7) Kauffman Stadium Home to the Kansas City Royals, arguably one of the worst teams in baseball, the outdoor stadium, known as “The K,” has been around since 1973. A renovation in 2009 made it much more family friendly; they also added more concessions — get a “concrete” at local favorite Sheridan’s Frozen Custard — and flat-screen TVs all around the grounds so you won’t miss a single error. The new “Outfield Experience” offer kiddies the chance to practice hitting, pitching and base running. There’s also mini-golf, a carousel and live bands. When the Royals score or make a particularly good play, a 322-foot-wide “water spectacular” in right field erupts (in honor of KC’s moniker, “City of Fountains”).

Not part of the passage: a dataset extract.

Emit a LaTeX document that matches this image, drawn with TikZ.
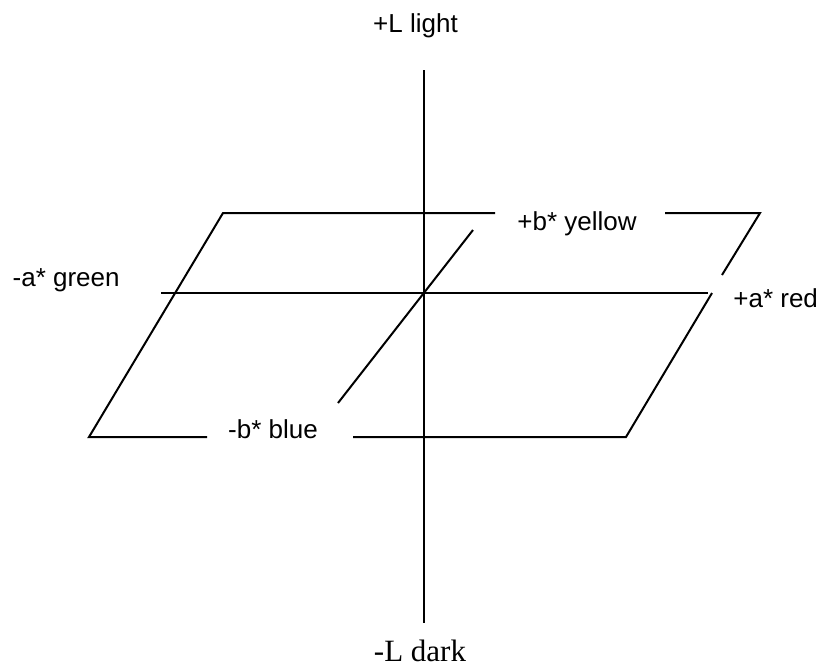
\documentclass[tikz,border=0pt]{standalone}
\usepackage{fontspec}
\setmainfont{Liberation Sans}
\newfontfamily\serifface{Liberation Serif}
\begin{document}
\begin{tikzpicture}[x=0.5pt,y=-0.5pt,
  axisline/.style={line width=1pt,line cap=butt},
  lab/.style={font=\fontsize{13pt}{15pt}\selectfont,inner sep=0pt},
  seriflab/.style={font=\serifface\fontsize{15.5pt}{18pt}\selectfont,inner sep=0pt}]
\useasboundingbox (0,0) rectangle (824,670);
% coordinates
\coordinate (Ltop) at (424,70);
\coordinate (Lbot) at (424,623);
\coordinate (Aleft) at (161,293);
\coordinate (Aright) at (708,293);
\coordinate (Bup) at (473,230);
\coordinate (Bdown) at (338,403);
\coordinate (TL) at (223,213);
\coordinate (T1) at (495,213);
\coordinate (T2) at (665,213);
\coordinate (TR) at (760,213);
\coordinate (R1) at (722,275);
\coordinate (R2) at (712,293);
\coordinate (BR) at (626,437);
\coordinate (B2) at (353,437);
\coordinate (B1) at (207,437);
\coordinate (BL) at (89,437);
% axes
\draw[axisline] (Ltop) -- (Lbot);
\draw[axisline] (Aleft) -- (Aright);
\draw[axisline] (Bdown) -- (Bup);
% plane
\draw[axisline] (B1) -- (BL) -- (TL) -- (T1);
\draw[axisline] (T2) -- (TR) -- (R1);
\draw[axisline] (R2) -- (BR) -- (B2);
% labels
\node[lab,anchor=base] (light) at (415.5,32) {+L light};
\node[seriflab,anchor=base] (dark) at (420,661) {-L dark};
\node[lab,anchor=base east] (green) at (120,286) {-a* green};
\node[lab,anchor=base west] (red) at (733,307) {+a* red};
\node[lab,anchor=base] (yellow) at (577,230) {+b* yellow};
\node[lab,anchor=base] (blue) at (273,438) {-b* blue};
\end{tikzpicture}
\end{document}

8) Thomas Hart Benton House and Studio Tucked away among the tree-lined streets and gracious old mansions in the Roanoke neighborhood is the Victorian home where the Missouri-born painter lived most of his life after leaving New York City. Benton is most famous for his representational murals — several once decorated the New School — and he also taught (Jackson Pollock was a student). He turned the carriage house behind his home into a studio; it’s preserved just as it was when he died (in 1975, fittingly, while painting a mural). Inside the home, you can see many original Benton paintings, lithographs and sculpture, along with everyday furniture and his virtually untouched 1950s-style kitchen (mostateparks.com/benton.htm).